*WHAT THE TASK ASKS*
Repeat the records word for word, excluding any picture.

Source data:

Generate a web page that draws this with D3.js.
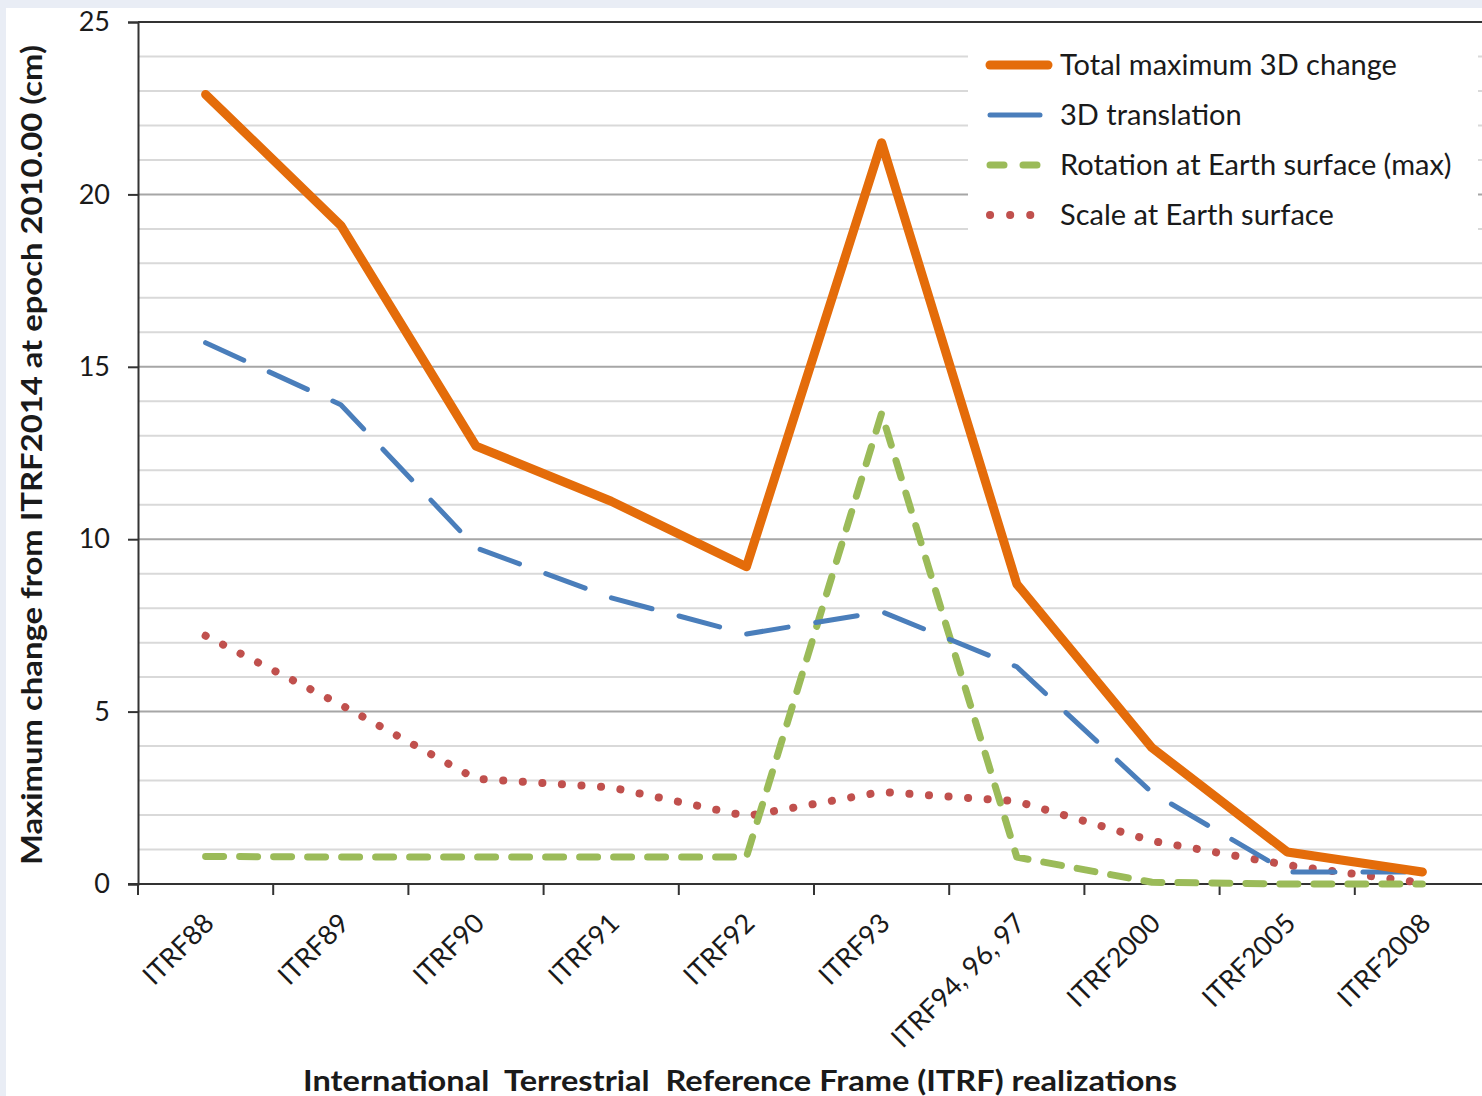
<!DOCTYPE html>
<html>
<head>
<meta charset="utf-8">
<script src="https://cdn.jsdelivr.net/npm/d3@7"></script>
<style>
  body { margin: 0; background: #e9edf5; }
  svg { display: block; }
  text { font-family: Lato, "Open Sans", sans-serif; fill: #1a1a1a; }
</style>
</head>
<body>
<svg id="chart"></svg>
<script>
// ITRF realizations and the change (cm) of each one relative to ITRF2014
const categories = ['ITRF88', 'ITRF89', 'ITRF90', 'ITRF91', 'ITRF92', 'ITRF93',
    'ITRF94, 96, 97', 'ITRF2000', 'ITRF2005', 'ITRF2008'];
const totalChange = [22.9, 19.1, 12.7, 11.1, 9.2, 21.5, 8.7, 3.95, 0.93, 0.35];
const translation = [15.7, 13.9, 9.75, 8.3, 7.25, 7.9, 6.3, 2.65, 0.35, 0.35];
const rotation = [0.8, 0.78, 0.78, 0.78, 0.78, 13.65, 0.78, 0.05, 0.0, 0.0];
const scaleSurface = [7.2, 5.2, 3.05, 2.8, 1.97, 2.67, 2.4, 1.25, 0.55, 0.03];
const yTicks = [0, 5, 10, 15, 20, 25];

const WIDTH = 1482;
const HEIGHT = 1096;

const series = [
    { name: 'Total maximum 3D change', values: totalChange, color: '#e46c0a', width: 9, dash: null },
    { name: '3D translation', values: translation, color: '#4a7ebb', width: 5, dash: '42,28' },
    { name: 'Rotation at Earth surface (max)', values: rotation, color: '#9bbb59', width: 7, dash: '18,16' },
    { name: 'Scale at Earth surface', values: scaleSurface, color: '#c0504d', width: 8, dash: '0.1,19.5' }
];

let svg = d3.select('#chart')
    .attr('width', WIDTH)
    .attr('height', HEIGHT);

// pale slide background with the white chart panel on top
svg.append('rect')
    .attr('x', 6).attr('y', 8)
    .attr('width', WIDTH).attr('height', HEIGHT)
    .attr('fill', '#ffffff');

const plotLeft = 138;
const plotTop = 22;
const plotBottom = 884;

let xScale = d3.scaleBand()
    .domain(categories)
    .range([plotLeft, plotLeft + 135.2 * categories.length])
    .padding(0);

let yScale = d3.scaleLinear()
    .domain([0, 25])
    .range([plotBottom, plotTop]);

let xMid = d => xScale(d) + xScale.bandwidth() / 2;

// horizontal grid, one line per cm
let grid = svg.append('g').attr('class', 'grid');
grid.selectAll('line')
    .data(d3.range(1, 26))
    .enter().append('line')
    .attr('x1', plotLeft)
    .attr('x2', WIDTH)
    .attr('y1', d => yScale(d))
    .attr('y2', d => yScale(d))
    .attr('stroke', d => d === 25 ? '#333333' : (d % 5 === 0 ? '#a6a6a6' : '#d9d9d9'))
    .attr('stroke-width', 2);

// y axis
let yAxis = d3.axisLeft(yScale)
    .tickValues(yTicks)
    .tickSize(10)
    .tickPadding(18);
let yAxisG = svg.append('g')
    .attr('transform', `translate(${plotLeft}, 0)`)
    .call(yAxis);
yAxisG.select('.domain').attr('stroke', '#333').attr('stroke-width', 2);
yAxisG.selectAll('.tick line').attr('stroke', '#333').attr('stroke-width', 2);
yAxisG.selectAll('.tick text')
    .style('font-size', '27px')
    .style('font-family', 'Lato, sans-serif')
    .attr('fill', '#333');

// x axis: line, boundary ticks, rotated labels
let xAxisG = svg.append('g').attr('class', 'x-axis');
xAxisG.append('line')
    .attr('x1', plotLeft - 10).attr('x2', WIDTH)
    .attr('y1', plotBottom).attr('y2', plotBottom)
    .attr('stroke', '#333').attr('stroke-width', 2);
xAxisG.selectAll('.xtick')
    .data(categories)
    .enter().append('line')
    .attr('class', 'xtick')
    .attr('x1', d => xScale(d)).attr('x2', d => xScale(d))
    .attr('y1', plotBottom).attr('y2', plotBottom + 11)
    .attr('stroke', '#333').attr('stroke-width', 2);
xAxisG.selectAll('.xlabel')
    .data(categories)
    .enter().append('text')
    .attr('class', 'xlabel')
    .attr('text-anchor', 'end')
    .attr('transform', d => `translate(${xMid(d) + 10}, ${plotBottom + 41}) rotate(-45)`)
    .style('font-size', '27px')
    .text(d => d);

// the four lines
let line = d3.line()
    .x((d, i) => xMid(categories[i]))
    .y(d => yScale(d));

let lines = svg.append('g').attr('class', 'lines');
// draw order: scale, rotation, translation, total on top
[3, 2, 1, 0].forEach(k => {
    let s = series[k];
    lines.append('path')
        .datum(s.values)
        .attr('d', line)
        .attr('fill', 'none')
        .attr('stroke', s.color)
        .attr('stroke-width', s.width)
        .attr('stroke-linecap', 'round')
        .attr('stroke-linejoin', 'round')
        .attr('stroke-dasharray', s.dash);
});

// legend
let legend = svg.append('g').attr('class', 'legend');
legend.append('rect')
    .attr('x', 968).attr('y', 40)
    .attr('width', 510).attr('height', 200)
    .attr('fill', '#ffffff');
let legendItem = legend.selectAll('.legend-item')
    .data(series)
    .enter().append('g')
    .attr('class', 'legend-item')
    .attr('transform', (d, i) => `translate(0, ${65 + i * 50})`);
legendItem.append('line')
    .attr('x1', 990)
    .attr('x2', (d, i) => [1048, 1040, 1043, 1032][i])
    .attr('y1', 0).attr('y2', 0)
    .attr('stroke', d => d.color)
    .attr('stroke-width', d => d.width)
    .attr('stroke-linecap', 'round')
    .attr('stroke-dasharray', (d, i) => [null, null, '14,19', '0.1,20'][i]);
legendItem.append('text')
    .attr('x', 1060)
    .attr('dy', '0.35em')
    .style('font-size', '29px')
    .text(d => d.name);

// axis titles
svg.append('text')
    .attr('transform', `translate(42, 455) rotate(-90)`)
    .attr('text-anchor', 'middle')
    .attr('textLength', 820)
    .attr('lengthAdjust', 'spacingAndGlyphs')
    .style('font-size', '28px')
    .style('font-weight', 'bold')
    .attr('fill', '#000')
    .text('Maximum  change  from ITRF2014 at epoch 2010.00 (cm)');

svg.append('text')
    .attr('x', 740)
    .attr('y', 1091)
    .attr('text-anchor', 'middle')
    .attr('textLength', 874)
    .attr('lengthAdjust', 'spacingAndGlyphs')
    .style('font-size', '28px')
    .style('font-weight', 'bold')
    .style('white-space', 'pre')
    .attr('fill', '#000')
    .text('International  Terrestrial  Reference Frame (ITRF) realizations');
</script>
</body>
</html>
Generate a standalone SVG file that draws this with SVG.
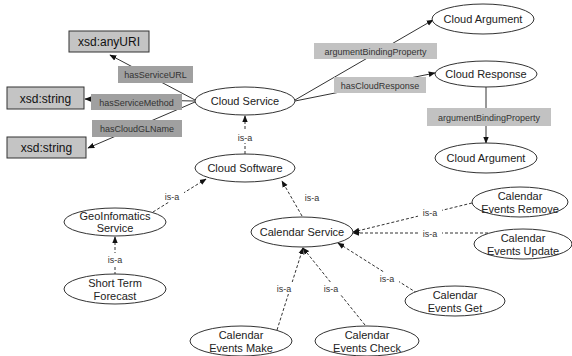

*ANSWER TO THE PROBLEM*
Generate a web page that draws this with D3.js.
<!DOCTYPE html>
<html>
<head>
<meta charset="utf-8">
<script src="https://cdn.jsdelivr.net/npm/d3@7"></script>
<style>
  body { margin: 0; background: #e9edf5; }
  svg { display: block; }
  text { font-family: Lato, "Open Sans", sans-serif; fill: #1a1a1a; }
</style>
</head>
<body>
<svg id="chart"></svg>
<script>
// ITRF realizations and the change (cm) of each one relative to ITRF2014
const categories = ['ITRF88', 'ITRF89', 'ITRF90', 'ITRF91', 'ITRF92', 'ITRF93',
    'ITRF94, 96, 97', 'ITRF2000', 'ITRF2005', 'ITRF2008'];
const totalChange = [22.9, 19.1, 12.7, 11.1, 9.2, 21.5, 8.7, 3.95, 0.93, 0.35];
const translation = [15.7, 13.9, 9.75, 8.3, 7.25, 7.9, 6.3, 2.65, 0.35, 0.35];
const rotation = [0.8, 0.78, 0.78, 0.78, 0.78, 13.65, 0.78, 0.05, 0.0, 0.0];
const scaleSurface = [7.2, 5.2, 3.05, 2.8, 1.97, 2.67, 2.4, 1.25, 0.55, 0.03];
const yTicks = [0, 5, 10, 15, 20, 25];

const WIDTH = 1482;
const HEIGHT = 1096;

const series = [
    { name: 'Total maximum 3D change', values: totalChange, color: '#e46c0a', width: 9, dash: null },
    { name: '3D translation', values: translation, color: '#4a7ebb', width: 5, dash: '42,28' },
    { name: 'Rotation at Earth surface (max)', values: rotation, color: '#9bbb59', width: 7, dash: '18,16' },
    { name: 'Scale at Earth surface', values: scaleSurface, color: '#c0504d', width: 8, dash: '0.1,19.5' }
];

let svg = d3.select('#chart')
    .attr('width', WIDTH)
    .attr('height', HEIGHT);

// pale slide background with the white chart panel on top
svg.append('rect')
    .attr('x', 6).attr('y', 8)
    .attr('width', WIDTH).attr('height', HEIGHT)
    .attr('fill', '#ffffff');

const plotLeft = 138;
const plotTop = 22;
const plotBottom = 884;

let xScale = d3.scaleBand()
    .domain(categories)
    .range([plotLeft, plotLeft + 135.2 * categories.length])
    .padding(0);

let yScale = d3.scaleLinear()
    .domain([0, 25])
    .range([plotBottom, plotTop]);

let xMid = d => xScale(d) + xScale.bandwidth() / 2;

// horizontal grid, one line per cm
let grid = svg.append('g').attr('class', 'grid');
grid.selectAll('line')
    .data(d3.range(1, 26))
    .enter().append('line')
    .attr('x1', plotLeft)
    .attr('x2', WIDTH)
    .attr('y1', d => yScale(d))
    .attr('y2', d => yScale(d))
    .attr('stroke', d => d === 25 ? '#333333' : (d % 5 === 0 ? '#a6a6a6' : '#d9d9d9'))
    .attr('stroke-width', 2);

// y axis
let yAxis = d3.axisLeft(yScale)
    .tickValues(yTicks)
    .tickSize(10)
    .tickPadding(18);
let yAxisG = svg.append('g')
    .attr('transform', `translate(${plotLeft}, 0)`)
    .call(yAxis);
yAxisG.select('.domain').attr('stroke', '#333').attr('stroke-width', 2);
yAxisG.selectAll('.tick line').attr('stroke', '#333').attr('stroke-width', 2);
yAxisG.selectAll('.tick text')
    .style('font-size', '27px')
    .style('font-family', 'Lato, sans-serif')
    .attr('fill', '#333');

// x axis: line, boundary ticks, rotated labels
let xAxisG = svg.append('g').attr('class', 'x-axis');
xAxisG.append('line')
    .attr('x1', plotLeft - 10).attr('x2', WIDTH)
    .attr('y1', plotBottom).attr('y2', plotBottom)
    .attr('stroke', '#333').attr('stroke-width', 2);
xAxisG.selectAll('.xtick')
    .data(categories)
    .enter().append('line')
    .attr('class', 'xtick')
    .attr('x1', d => xScale(d)).attr('x2', d => xScale(d))
    .attr('y1', plotBottom).attr('y2', plotBottom + 11)
    .attr('stroke', '#333').attr('stroke-width', 2);
xAxisG.selectAll('.xlabel')
    .data(categories)
    .enter().append('text')
    .attr('class', 'xlabel')
    .attr('text-anchor', 'end')
    .attr('transform', d => `translate(${xMid(d) + 10}, ${plotBottom + 41}) rotate(-45)`)
    .style('font-size', '27px')
    .text(d => d);

// the four lines
let line = d3.line()
    .x((d, i) => xMid(categories[i]))
    .y(d => yScale(d));

let lines = svg.append('g').attr('class', 'lines');
// draw order: scale, rotation, translation, total on top
[3, 2, 1, 0].forEach(k => {
    let s = series[k];
    lines.append('path')
        .datum(s.values)
        .attr('d', line)
        .attr('fill', 'none')
        .attr('stroke', s.color)
        .attr('stroke-width', s.width)
        .attr('stroke-linecap', 'round')
        .attr('stroke-linejoin', 'round')
        .attr('stroke-dasharray', s.dash);
});

// legend
let legend = svg.append('g').attr('class', 'legend');
legend.append('rect')
    .attr('x', 968).attr('y', 40)
    .attr('width', 510).attr('height', 200)
    .attr('fill', '#ffffff');
let legendItem = legend.selectAll('.legend-item')
    .data(series)
    .enter().append('g')
    .attr('class', 'legend-item')
    .attr('transform', (d, i) => `translate(0, ${65 + i * 50})`);
legendItem.append('line')
    .attr('x1', 990)
    .attr('x2', (d, i) => [1048, 1040, 1043, 1032][i])
    .attr('y1', 0).attr('y2', 0)
    .attr('stroke', d => d.color)
    .attr('stroke-width', d => d.width)
    .attr('stroke-linecap', 'round')
    .attr('stroke-dasharray', (d, i) => [null, null, '14,19', '0.1,20'][i]);
legendItem.append('text')
    .attr('x', 1060)
    .attr('dy', '0.35em')
    .style('font-size', '29px')
    .text(d => d.name);

// axis titles
svg.append('text')
    .attr('transform', `translate(42, 455) rotate(-90)`)
    .attr('text-anchor', 'middle')
    .attr('textLength', 820)
    .attr('lengthAdjust', 'spacingAndGlyphs')
    .style('font-size', '28px')
    .style('font-weight', 'bold')
    .attr('fill', '#000')
    .text('Maximum  change  from ITRF2014 at epoch 2010.00 (cm)');

svg.append('text')
    .attr('x', 740)
    .attr('y', 1091)
    .attr('text-anchor', 'middle')
    .attr('textLength', 874)
    .attr('lengthAdjust', 'spacingAndGlyphs')
    .style('font-size', '28px')
    .style('font-weight', 'bold')
    .style('white-space', 'pre')
    .attr('fill', '#000')
    .text('International  Terrestrial  Reference Frame (ITRF) realizations');
</script>
</body>
</html>
Generate a standalone SVG file that draws this with SVG.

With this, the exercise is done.